Leptin plays a central role in the regulation of energy intake and expenditure. Leptin increases some hours before meals in rodents and after several days of overeating in humans [72], while it decreases during fasting [2].

The main activity of leptin is exerted at the central level, in particular in ARC and PVN [7], via the activation of specific receptors named OB-Rb [73]. Specifically, leptin inhibits NPY and AgRP neurons, achieving a decrease in food intake [2,7,32].

Leptin (ob/ob)- or leptin receptor (db/db)-knockout mice are obese, hyperphagic and hyper-insulinaemic [73, 74]. As in mice, genic mutations leading to leptin deficiency have also been described in humans as a rare cause of obesity that fully normalises during leptin replacement therapy [2]. However, not all obese phenotypes derive from leptin deficiency. In fact, in humans obesity is strongly associated with high plasma leptin levels, suggesting a condition of leptin resistance [75].

Leptin secretion is regulated by several hormonal and metabolic signals [2, 14, 15, 76].

Noteworthy, the gastric release of leptin is also stimulated by the activation of vagal afferents, thus suggesting this hormone to be involved not only in the long-term maintenance of weight balance but also in the cephalic phase of gastric function [32,77].

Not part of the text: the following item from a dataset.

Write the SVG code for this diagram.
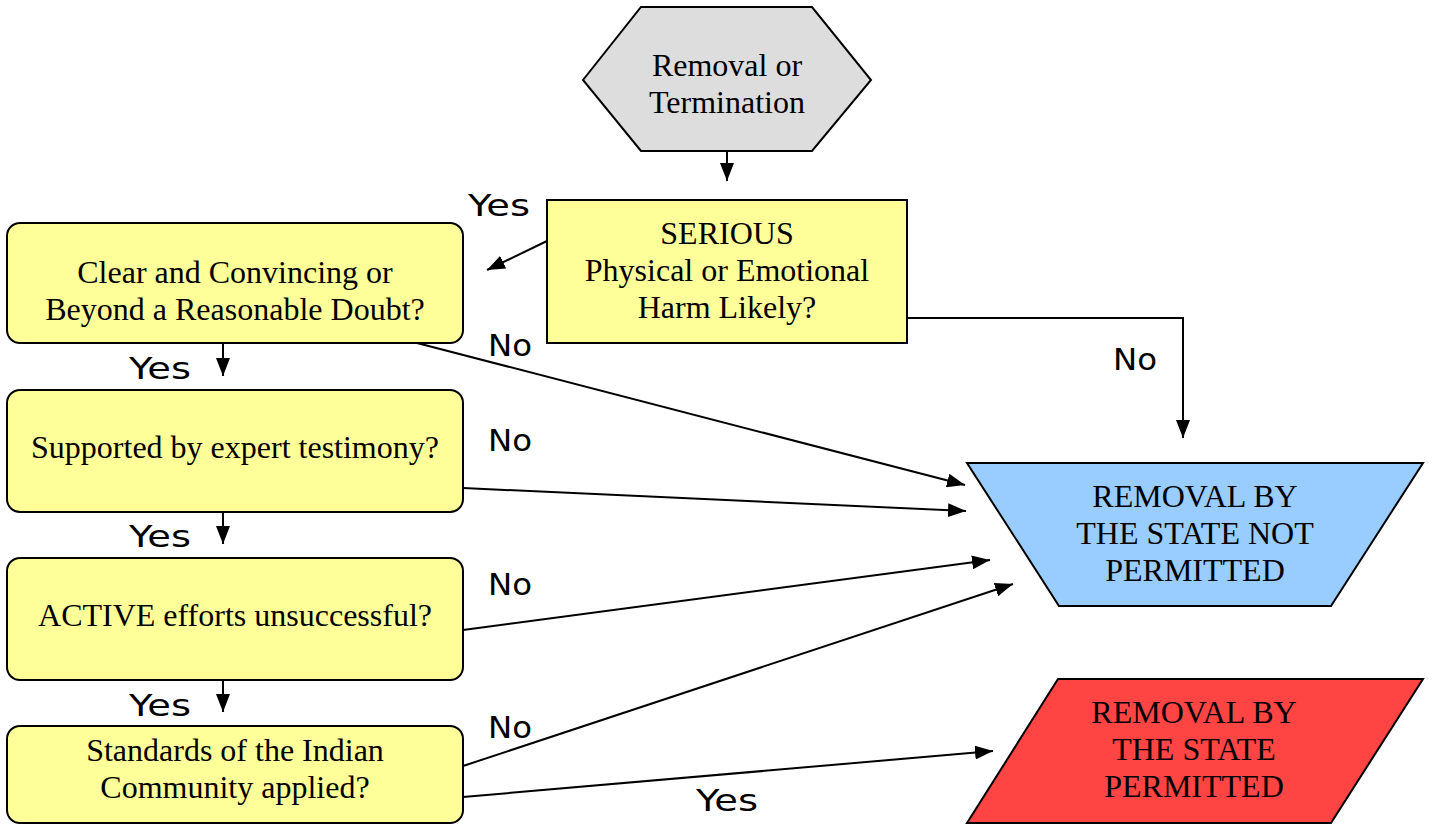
<svg xmlns="http://www.w3.org/2000/svg" width="1434" height="825" viewBox="0 0 1434 825">
<style>
.node{stroke:#000;stroke-width:2}
.t{font-family:"Liberation Serif",serif;font-size:32px;fill:#000;text-anchor:middle}
.lbl{font-family:"DejaVu Sans",sans-serif;font-size:30px;fill:#000}
.c{fill:none;stroke:#000;stroke-width:2;marker-end:url(#ah)}
</style>
<defs>
<marker id="ah" markerWidth="18" markerHeight="14" refX="18" refY="7" orient="auto" markerUnits="userSpaceOnUse">
<path d="M0,0 L18,7 L0,14 Z" fill="#000"/>
</marker>
</defs>
<rect width="1434" height="825" fill="#fff"/>
<g id="connectors">
<path class="c" d="M727,151 L727,181"/>
<path class="c" d="M547,241 L487,270"/>
<path class="c" d="M907,318 L1183,318 L1183,438"/>
<path class="c" d="M223,343 L223,376"/>
<path class="c" d="M417,343 L965,485"/>
<path class="c" d="M463,488 L966,511"/>
<path class="c" d="M223,512 L223,544"/>
<path class="c" d="M463,630 L990,560"/>
<path class="c" d="M223,680 L223,712"/>
<path class="c" d="M463,766 L1013,584"/>
<path class="c" d="M463,797 L993,751"/>
<text class="lbl" x="468" y="216" textLength="62" lengthAdjust="spacingAndGlyphs">Yes</text>
<text class="lbl" x="1113" y="370" textLength="44" lengthAdjust="spacingAndGlyphs">No</text>
<text class="lbl" x="488" y="356" textLength="44" lengthAdjust="spacingAndGlyphs">No</text>
<text class="lbl" x="129" y="379" textLength="62" lengthAdjust="spacingAndGlyphs">Yes</text>
<text class="lbl" x="488" y="451" textLength="44" lengthAdjust="spacingAndGlyphs">No</text>
<text class="lbl" x="129" y="547" textLength="62" lengthAdjust="spacingAndGlyphs">Yes</text>
<text class="lbl" x="488" y="595" textLength="44" lengthAdjust="spacingAndGlyphs">No</text>
<text class="lbl" x="129" y="716" textLength="62" lengthAdjust="spacingAndGlyphs">Yes</text>
<text class="lbl" x="488" y="738" textLength="44" lengthAdjust="spacingAndGlyphs">No</text>
<text class="lbl" x="696" y="811" textLength="62" lengthAdjust="spacingAndGlyphs">Yes</text>
</g>
<g id="start">
<polygon class="node" fill="#dddddd" points="583,80 641,7 812,7 871,80 812,151 641,151"/>
<text class="t" x="727" y="76">Removal or</text>
<text class="t" x="727" y="113">Termination</text>
</g>
<g id="serious">
<rect class="node" fill="#ffff99" x="547" y="200" width="360" height="143"/>
<text class="t" x="727" y="244">SERIOUS</text>
<text class="t" x="727" y="281">Physical or Emotional</text>
<text class="t" x="727" y="318">Harm Likely?</text>
</g>
<g id="clear">
<rect class="node" fill="#ffff99" x="7" y="223" width="456" height="120" rx="13"/>
<text class="t" x="235" y="283">Clear and Convincing or</text>
<text class="t" x="235" y="320">Beyond a Reasonable Doubt?</text>
</g>
<g id="expert">
<rect class="node" fill="#ffff99" x="7" y="390" width="456" height="122" rx="13"/>
<text class="t" x="235" y="458">Supported by expert testimony?</text>
</g>
<g id="active">
<rect class="node" fill="#ffff99" x="7" y="558" width="456" height="122" rx="13"/>
<text class="t" x="235" y="626">ACTIVE efforts unsuccessful?</text>
</g>
<g id="standards">
<rect class="node" fill="#ffff99" x="7" y="726" width="456" height="97" rx="13"/>
<text class="t" x="235" y="761">Standards of the Indian</text>
<text class="t" x="235" y="798">Community applied?</text>
</g>
<g id="notpermitted">
<polygon class="node" fill="#99ccff" points="967,463 1423,463 1331,606 1059,606"/>
<text class="t" x="1195" y="507">REMOVAL BY</text>
<text class="t" x="1195" y="544">THE STATE NOT</text>
<text class="t" x="1195" y="581">PERMITTED</text>
</g>
<g id="permitted">
<polygon class="node" fill="#ff4444" points="1058,679 1423,679 1331,823 967,823"/>
<text class="t" x="1194" y="723">REMOVAL BY</text>
<text class="t" x="1194" y="760">THE STATE</text>
<text class="t" x="1194" y="797">PERMITTED</text>
</g>
</svg>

Adiponectin is a peptide produced exclusively by adipocytes [78]; it shows structural homology with the tumour necrosis factor family [32], cytokines characterised by negative effects on energy balance [7].

Unlike leptin, adiponectin levels do not follow circadian rhythms and seem not to be affected by feeding behaviour [79]. However, it is negatively correlated with body mass index [80] and is decreased in ob/ob mice [32]. The evidence, showing lower adiponectin levels in obese diabetic subjects than in obese non-diabetic subjects, suggests its major role in the development of insulin resistance [32].

Resistin is secreted by adipose tissue and exerts its own activity on several peripheral tissues, such as liver and muscle [32]. It seems to possess inversely related effects to adiponectin: higher levels can increase insulin resistance [81].